■ Exercise instructions
Copy each line exactly. Drop every picture.

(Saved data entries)
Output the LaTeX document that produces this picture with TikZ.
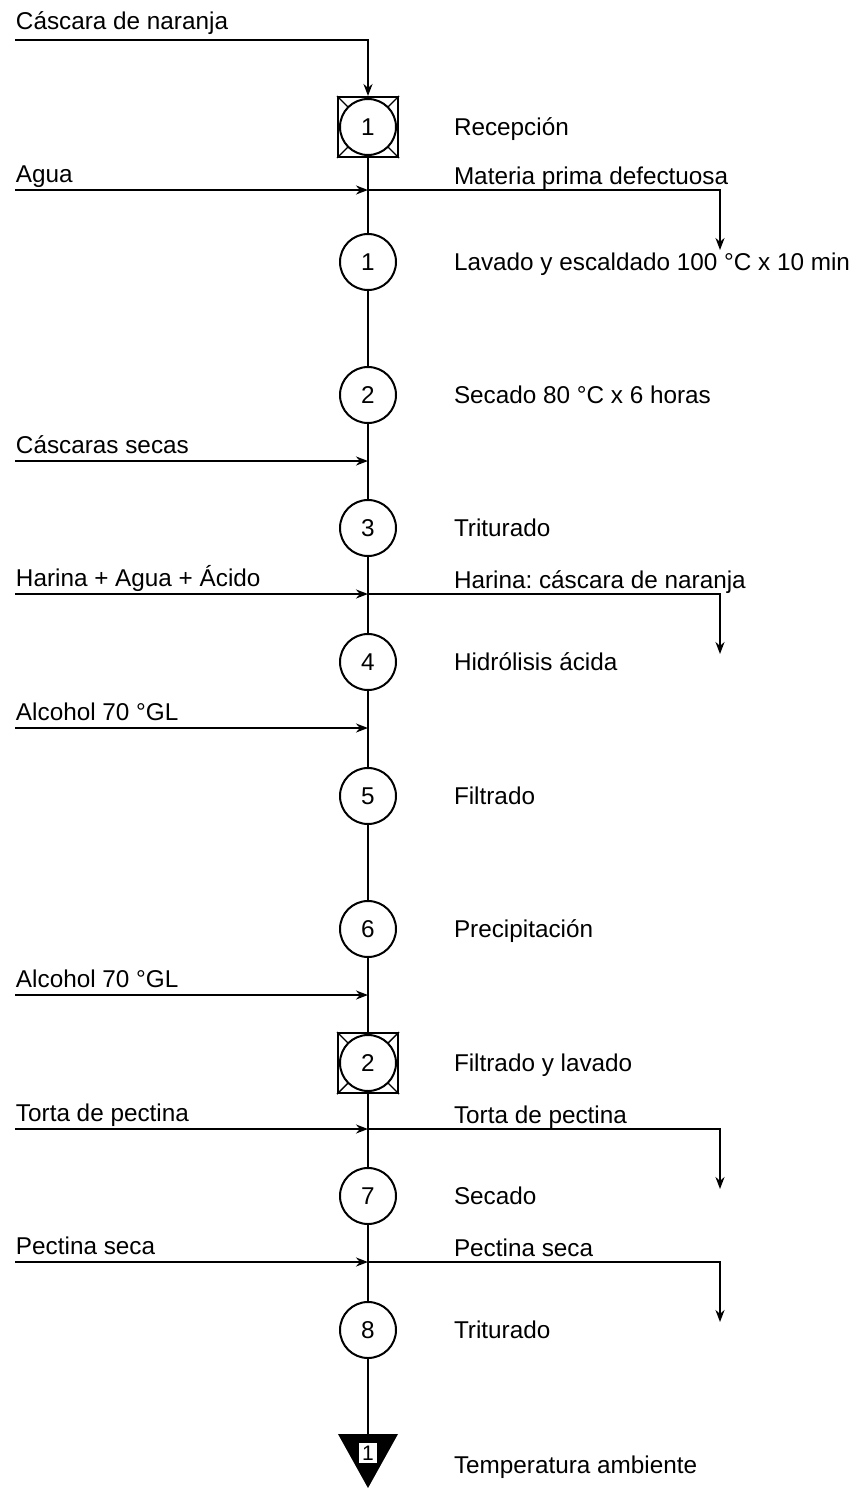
\documentclass[tikz,border=0pt]{standalone}
\usepackage{fontspec}
\setmainfont{Liberation Sans}
\usetikzlibrary{arrows.meta}
\frenchspacing
\begin{document}
\begin{tikzpicture}[x=1pt,y=-1pt, line width=2pt,
 every node/.style={font=\fontsize{24.3}{28}\selectfont, inner sep=0pt},
 proc/.style={circle, draw, fill=white, minimum size=56pt},
 insp/.style={draw, minimum size=60pt},
 lab/.style={anchor=base west},
 tip/.style={-{Stealth[length=12pt,width=9pt]}}]
\useasboundingbox (0,0) rectangle (860,1488);

% operations
\node[insp] (b1box) at (368,127) {};
\draw[line width=1.4pt] (b1box.north west) -- (b1box.south east) (b1box.north east) -- (b1box.south west);
\node[proc] (b1) at (368,127) {1};
\node[proc] (c1) at (368,262) {1};
\node[proc] (c2) at (368,395) {2};
\node[proc] (c3) at (368,528) {3};
\node[proc] (c4) at (368,662) {4};
\node[proc] (c5) at (368,796) {5};
\node[proc] (c6) at (368,929) {6};
\node[insp] (b2box) at (368,1063) {};
\draw[line width=1.4pt] (b2box.north west) -- (b2box.south east) (b2box.north east) -- (b2box.south west);
\node[proc] (b2) at (368,1063) {2};
\node[proc] (c7) at (368,1196) {7};
\node[proc] (c8) at (368,1330) {8};
\fill (338,1434) -- (398,1434) -- (368,1488) -- cycle;
\coordinate (ttop) at (368,1434);
\node[fill=white, inner xsep=3pt, inner ysep=3pt, font=\fontsize{21}{23}\selectfont] (t1) at (368,1453) {1};

% right labels
\node[lab] (l1) at (453,135) {Recepción};
\node[lab] (l2) at (453,270) {Lavado y escaldado 100 °C x 10 min};
\node[lab] (l3) at (453,403) {Secado 80 °C x 6 horas};
\node[lab] (l4) at (453,536) {Triturado};
\node[lab] (l5) at (453,670) {Hidrólisis ácida};
\node[lab] (l6) at (453,804) {Filtrado};
\node[lab] (l7) at (453,937) {Precipitación};
\node[lab] (l8) at (453,1071) {Filtrado y lavado};
\node[lab] (l9) at (453,1204) {Secado};
\node[lab] (l10) at (453,1338) {Triturado};
\node[lab] (l11) at (453,1473) {Temperatura ambiente};

% main line
\draw (b1box.south) -- (c1.north);
\draw (c1) -- (c2);
\draw (c2) -- (c3);
\draw (c3) -- (c4);
\draw (c4) -- (c5);
\draw (c5) -- (c6);
\draw (c6) -- (b2box.north);
\draw (b2box.south) -- (c7.north);
\draw (c7) -- (c8);
\draw (c8) -- (ttop);

% top input
\node[lab] (in0) at (15,30) {Cáscara de naranja};
\coordinate (s0) at (15,40);
\draw[tip] (s0) -| (b1box.north);

% input lines
\foreach \y/\t/\n in {190/Agua/a, 461/Cáscaras secas/b, 594/Harina + Agua + Ácido/c, 728/Alcohol 70 °GL/d, 995/Alcohol 70 °GL/e, 1129/Torta de pectina/f, 1262/Pectina seca/g}{
  \node[lab] (in\n) at (15,\y-8) {\t};
  \coordinate (s\n) at (15,\y);
  \coordinate (j\n) at (368,\y);
  \draw[tip] (s\n) -- (j\n);
}

% output lines
\foreach \y/\t/\n in {190/Materia prima defectuosa/a, 594/Harina: cáscara de naranja/c, 1129/Torta de pectina/f, 1262/Pectina seca/g}{
  \node[lab] (out\n) at (453,\y-6) {\t};
  \coordinate (e\n) at (720,\y+60);
  \draw[tip] (j\n) -| (e\n);
}
\end{tikzpicture}
\end{document}
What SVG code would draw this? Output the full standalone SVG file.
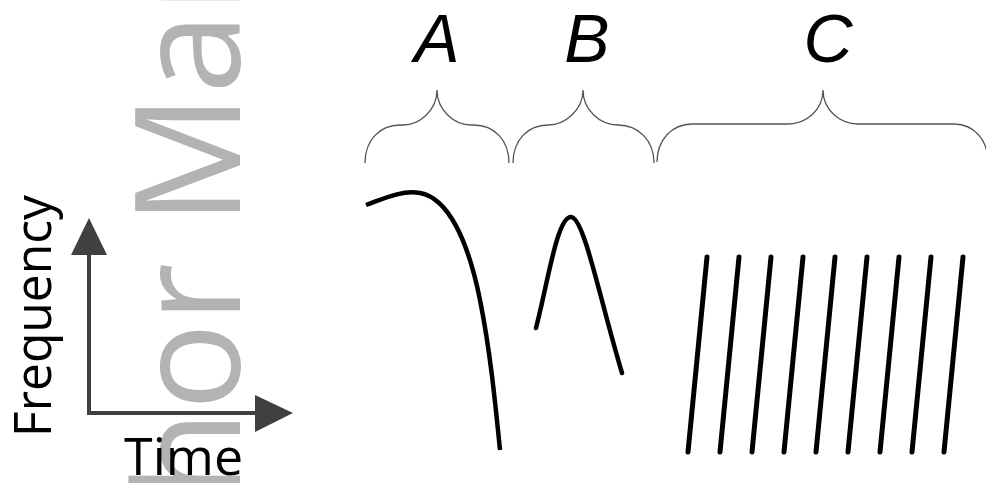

■ Written answer
Output the LaTeX document that produces this picture with TikZ.
\documentclass[tikz,border=0pt]{standalone}
\usepackage{fontspec}
\setmainfont{Liberation Sans}
\usetikzlibrary{arrows.meta}
\frenchspacing
\begin{document}
\begin{tikzpicture}[x=1pt,y=-1pt, line width=2pt,
 every node/.style={font=\fontsize{24.3}{28}\selectfont, inner sep=0pt},
 proc/.style={circle, draw, fill=white, minimum size=56pt},
 insp/.style={draw, minimum size=60pt},
 lab/.style={anchor=base west},
 tip/.style={-{Stealth[length=12pt,width=9pt]}}]
\useasboundingbox (0,0) rectangle (860,1488);

% operations
\node[insp] (b1box) at (368,127) {};
\draw[line width=1.4pt] (b1box.north west) -- (b1box.south east) (b1box.north east) -- (b1box.south west);
\node[proc] (b1) at (368,127) {1};
\node[proc] (c1) at (368,262) {1};
\node[proc] (c2) at (368,395) {2};
\node[proc] (c3) at (368,528) {3};
\node[proc] (c4) at (368,662) {4};
\node[proc] (c5) at (368,796) {5};
\node[proc] (c6) at (368,929) {6};
\node[insp] (b2box) at (368,1063) {};
\draw[line width=1.4pt] (b2box.north west) -- (b2box.south east) (b2box.north east) -- (b2box.south west);
\node[proc] (b2) at (368,1063) {2};
\node[proc] (c7) at (368,1196) {7};
\node[proc] (c8) at (368,1330) {8};
\fill (338,1434) -- (398,1434) -- (368,1488) -- cycle;
\coordinate (ttop) at (368,1434);
\node[fill=white, inner xsep=3pt, inner ysep=3pt, font=\fontsize{21}{23}\selectfont] (t1) at (368,1453) {1};

% right labels
\node[lab] (l1) at (453,135) {Recepción};
\node[lab] (l2) at (453,270) {Lavado y escaldado 100 °C x 10 min};
\node[lab] (l3) at (453,403) {Secado 80 °C x 6 horas};
\node[lab] (l4) at (453,536) {Triturado};
\node[lab] (l5) at (453,670) {Hidrólisis ácida};
\node[lab] (l6) at (453,804) {Filtrado};
\node[lab] (l7) at (453,937) {Precipitación};
\node[lab] (l8) at (453,1071) {Filtrado y lavado};
\node[lab] (l9) at (453,1204) {Secado};
\node[lab] (l10) at (453,1338) {Triturado};
\node[lab] (l11) at (453,1473) {Temperatura ambiente};

% main line
\draw (b1box.south) -- (c1.north);
\draw (c1) -- (c2);
\draw (c2) -- (c3);
\draw (c3) -- (c4);
\draw (c4) -- (c5);
\draw (c5) -- (c6);
\draw (c6) -- (b2box.north);
\draw (b2box.south) -- (c7.north);
\draw (c7) -- (c8);
\draw (c8) -- (ttop);

% top input
\node[lab] (in0) at (15,30) {Cáscara de naranja};
\coordinate (s0) at (15,40);
\draw[tip] (s0) -| (b1box.north);

% input lines
\foreach \y/\t/\n in {190/Agua/a, 461/Cáscaras secas/b, 594/Harina + Agua + Ácido/c, 728/Alcohol 70 °GL/d, 995/Alcohol 70 °GL/e, 1129/Torta de pectina/f, 1262/Pectina seca/g}{
  \node[lab] (in\n) at (15,\y-8) {\t};
  \coordinate (s\n) at (15,\y);
  \coordinate (j\n) at (368,\y);
  \draw[tip] (s\n) -- (j\n);
}

% output lines
\foreach \y/\t/\n in {190/Materia prima defectuosa/a, 594/Harina: cáscara de naranja/c, 1129/Torta de pectina/f, 1262/Pectina seca/g}{
  \node[lab] (out\n) at (453,\y-6) {\t};
  \coordinate (e\n) at (720,\y+60);
  \draw[tip] (j\n) -| (e\n);
}
\end{tikzpicture}
\end{document}
What SVG code would draw this? Output the full standalone SVG file.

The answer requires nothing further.